SHAPIRO: They're singing, things are now modern. The jingle is for a new type of banking service run entirely through a customer's mobile phone. They send and receive money with a simple text. The service was launched nine years ago. And today, almost every household in Kenya uses it.
AUDIE CORNISH, HOST:
Prior to that, there were some Kenyans who didn't have access to traditional banks. Mobile banking is a game changer. And a study published in the journal Science says there could be an extra benefit for poor customers. Mobile banking could lift people out of poverty. NPR's Nurith Aizenman reports.
NURITH AIZENMAN, BYLINE: Kenya's mobile banking service is called M-PESA, and 32-year-old Geoffrey Ombati says it changed his life.
GEOFFREY OMBATI: I grew up in a rural area.
AIZENMAN: There weren't any banks nearby, so he never had an account. He was making a tiny bit of money working in the general store of his village. But as soon as he'd get the cash in his pocket, he'd end up frittering it away - stuff like picking up sweets for his kids on his way home from work - couldn't help it.

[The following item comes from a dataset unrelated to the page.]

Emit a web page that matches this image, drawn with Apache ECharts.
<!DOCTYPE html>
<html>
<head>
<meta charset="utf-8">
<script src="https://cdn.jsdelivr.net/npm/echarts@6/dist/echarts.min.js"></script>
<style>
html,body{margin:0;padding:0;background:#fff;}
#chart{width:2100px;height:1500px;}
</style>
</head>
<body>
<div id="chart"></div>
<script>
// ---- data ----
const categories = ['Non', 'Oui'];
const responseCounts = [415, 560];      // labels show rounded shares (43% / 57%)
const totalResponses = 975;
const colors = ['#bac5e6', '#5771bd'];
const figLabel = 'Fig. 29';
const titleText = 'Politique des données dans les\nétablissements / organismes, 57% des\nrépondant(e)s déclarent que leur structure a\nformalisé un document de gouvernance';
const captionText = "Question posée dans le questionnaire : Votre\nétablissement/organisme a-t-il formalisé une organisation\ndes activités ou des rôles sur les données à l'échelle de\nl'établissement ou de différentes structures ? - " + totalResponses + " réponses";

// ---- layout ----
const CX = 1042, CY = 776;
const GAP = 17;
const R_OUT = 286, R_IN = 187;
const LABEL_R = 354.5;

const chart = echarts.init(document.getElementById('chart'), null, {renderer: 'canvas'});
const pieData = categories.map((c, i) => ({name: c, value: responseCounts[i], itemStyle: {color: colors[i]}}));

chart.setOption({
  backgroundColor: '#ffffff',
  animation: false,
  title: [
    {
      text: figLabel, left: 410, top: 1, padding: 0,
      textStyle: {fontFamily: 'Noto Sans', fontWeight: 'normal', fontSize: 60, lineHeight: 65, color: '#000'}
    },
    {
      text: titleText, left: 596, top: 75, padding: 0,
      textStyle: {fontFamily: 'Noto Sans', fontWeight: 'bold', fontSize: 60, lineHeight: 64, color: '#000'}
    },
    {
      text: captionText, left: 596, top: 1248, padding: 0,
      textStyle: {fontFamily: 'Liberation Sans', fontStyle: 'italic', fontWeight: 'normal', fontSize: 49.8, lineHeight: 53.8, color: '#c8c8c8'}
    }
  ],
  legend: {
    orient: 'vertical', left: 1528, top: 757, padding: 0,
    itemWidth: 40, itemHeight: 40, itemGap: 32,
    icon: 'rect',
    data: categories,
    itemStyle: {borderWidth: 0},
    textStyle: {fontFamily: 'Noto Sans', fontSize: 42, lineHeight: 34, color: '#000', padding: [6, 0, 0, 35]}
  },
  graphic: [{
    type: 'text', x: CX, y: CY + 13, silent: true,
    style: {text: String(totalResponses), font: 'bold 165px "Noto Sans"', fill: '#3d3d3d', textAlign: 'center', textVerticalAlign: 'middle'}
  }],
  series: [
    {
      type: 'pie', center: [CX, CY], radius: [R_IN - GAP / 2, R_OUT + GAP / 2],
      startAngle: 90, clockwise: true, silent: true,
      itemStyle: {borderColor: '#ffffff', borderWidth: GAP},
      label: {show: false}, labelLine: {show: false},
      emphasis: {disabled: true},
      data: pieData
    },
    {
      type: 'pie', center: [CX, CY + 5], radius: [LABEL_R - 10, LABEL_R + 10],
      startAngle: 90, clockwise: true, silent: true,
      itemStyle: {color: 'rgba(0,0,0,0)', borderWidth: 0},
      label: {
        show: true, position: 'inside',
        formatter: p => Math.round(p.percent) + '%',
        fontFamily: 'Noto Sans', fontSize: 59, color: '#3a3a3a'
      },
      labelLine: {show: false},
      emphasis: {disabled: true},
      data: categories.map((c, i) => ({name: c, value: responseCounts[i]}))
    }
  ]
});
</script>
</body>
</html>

OMBATI: I can't resist, yes.
AIZENMAN: But once he started uploading his wages directly to his M-PESA savings account, it created a sort of psychological barrier.

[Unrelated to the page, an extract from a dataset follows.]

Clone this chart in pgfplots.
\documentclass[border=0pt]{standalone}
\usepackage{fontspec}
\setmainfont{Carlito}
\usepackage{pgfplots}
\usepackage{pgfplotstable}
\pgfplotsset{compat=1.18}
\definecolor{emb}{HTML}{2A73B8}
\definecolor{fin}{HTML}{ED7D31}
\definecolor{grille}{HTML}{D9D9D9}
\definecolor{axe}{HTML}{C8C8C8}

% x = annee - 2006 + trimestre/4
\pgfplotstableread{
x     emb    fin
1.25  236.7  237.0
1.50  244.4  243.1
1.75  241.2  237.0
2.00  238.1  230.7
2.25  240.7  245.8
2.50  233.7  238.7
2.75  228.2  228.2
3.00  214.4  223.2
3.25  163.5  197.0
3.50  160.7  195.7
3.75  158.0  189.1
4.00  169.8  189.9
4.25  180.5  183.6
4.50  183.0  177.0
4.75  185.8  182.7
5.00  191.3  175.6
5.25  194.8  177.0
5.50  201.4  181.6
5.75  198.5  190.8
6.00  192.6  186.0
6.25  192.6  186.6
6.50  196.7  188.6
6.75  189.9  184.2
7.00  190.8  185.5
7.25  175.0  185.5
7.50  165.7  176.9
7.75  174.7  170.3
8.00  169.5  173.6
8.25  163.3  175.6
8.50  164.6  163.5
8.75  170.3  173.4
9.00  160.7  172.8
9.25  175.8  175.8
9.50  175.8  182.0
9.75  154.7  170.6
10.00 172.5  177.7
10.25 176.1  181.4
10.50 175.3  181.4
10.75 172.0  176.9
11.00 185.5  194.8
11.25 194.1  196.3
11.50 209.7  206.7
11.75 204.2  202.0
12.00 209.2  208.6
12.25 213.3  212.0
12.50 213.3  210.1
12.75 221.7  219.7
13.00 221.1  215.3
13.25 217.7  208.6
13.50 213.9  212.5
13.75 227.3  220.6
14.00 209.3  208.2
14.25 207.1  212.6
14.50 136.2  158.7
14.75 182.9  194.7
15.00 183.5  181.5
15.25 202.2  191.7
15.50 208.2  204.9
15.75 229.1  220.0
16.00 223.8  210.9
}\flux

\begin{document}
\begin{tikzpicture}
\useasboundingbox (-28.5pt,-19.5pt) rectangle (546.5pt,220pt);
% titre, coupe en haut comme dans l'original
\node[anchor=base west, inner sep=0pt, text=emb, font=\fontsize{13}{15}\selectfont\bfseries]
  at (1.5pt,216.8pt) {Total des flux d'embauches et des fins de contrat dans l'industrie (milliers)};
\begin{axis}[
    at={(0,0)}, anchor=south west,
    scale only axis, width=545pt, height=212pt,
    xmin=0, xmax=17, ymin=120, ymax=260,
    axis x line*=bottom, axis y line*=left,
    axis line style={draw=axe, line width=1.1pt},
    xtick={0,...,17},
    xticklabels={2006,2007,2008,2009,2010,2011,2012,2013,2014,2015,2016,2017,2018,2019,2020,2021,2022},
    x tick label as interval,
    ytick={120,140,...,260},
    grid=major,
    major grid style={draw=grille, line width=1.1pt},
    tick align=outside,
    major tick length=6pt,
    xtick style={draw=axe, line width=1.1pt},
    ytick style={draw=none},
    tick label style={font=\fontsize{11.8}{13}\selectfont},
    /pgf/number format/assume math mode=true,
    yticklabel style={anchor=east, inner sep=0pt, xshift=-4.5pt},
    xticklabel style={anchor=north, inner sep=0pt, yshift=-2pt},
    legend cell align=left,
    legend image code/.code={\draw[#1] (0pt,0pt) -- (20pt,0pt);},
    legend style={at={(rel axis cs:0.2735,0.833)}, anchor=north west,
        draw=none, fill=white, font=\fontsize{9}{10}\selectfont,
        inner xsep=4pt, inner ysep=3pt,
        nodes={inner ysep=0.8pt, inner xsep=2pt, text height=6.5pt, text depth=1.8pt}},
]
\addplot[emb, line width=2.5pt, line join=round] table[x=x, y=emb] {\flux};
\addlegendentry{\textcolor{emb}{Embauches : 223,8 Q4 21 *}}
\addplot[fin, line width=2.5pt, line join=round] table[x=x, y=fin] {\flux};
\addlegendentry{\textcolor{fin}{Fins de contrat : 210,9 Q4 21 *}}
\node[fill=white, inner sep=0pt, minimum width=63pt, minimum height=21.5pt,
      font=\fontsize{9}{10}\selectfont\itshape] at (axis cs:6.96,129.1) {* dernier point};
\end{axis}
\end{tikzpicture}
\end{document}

OMBATI: In a way, it was hindering me from accessing it easily.
AIZENMAN: You're protecting yourself against yourself (laughter).
OMBATI: (Laughter) I'm protecting my money against myself.
AIZENMAN: All over Kenya, people were noticing effects like this. It caught the attention of a Kenyan-born economist at MIT named Tavneet Suri. She focuses on poverty issues. And the sudden expansion of mobile banking made her wonder.
TAVNEET SURI: Is this like a new toy for people or, does it actually fundamentally change their lives? Does it solve poverty?
AIZENMAN: And so Suri set up an experiment. While the mobile phone company was still rolling out M-PESA across Kenya, Suri and her collaborator, Georgetown University economist William Jack, started a multiyear series of surveys to track people's finances essentially to see how mobile banking was affecting people's economic well-being over the long term. When the results came in...
SURI: I was blown away.
AIZENMAN: It turns out mobile banking made a big dent in poverty. The impact was particularly strong for households led by women. The ones that got access to M-PESA set aside 22 percent more in savings, and they bought a lot more basic goods.
What's more, among the poorest families - those who'd been living on less than a $1.25 a day - nearly 1 in 10 got enough of a boost to lift them out of that extreme poverty. Suri says that's a better track record than a lot of aid programs.
SURI: And we didn't give them anything, right? We just gave them an app.
AIZENMAN: She says more research is needed to determine if this works in other countries and what's driving it. Maybe mobile banking lets people be more entrepreneurial by making it easier to run a business. Maybe they're more willing to take risks because they've got more of a safety net. In a pinch, relatives far away can send you cash now. Or maybe it comes down to putting away more money, which brings us back to Geoffrey Ombati.
OMBATI: Yeah, I actually managed to save a lot of money.
AIZENMAN: About $215 - he used it to move to Kenya's capital Nairobi where he's found better paying work in construction. He bought two goats for his wife to raise back in the village. Now he's saving for the next step - cows.
OMBATI: I'm looking at buying two cows. I want to start selling milk because there is a short supply of milk in our area.
AIZENMAN: And maybe one day, he says, I'll save enough to go to college. Nurith Aizenman, NPR News.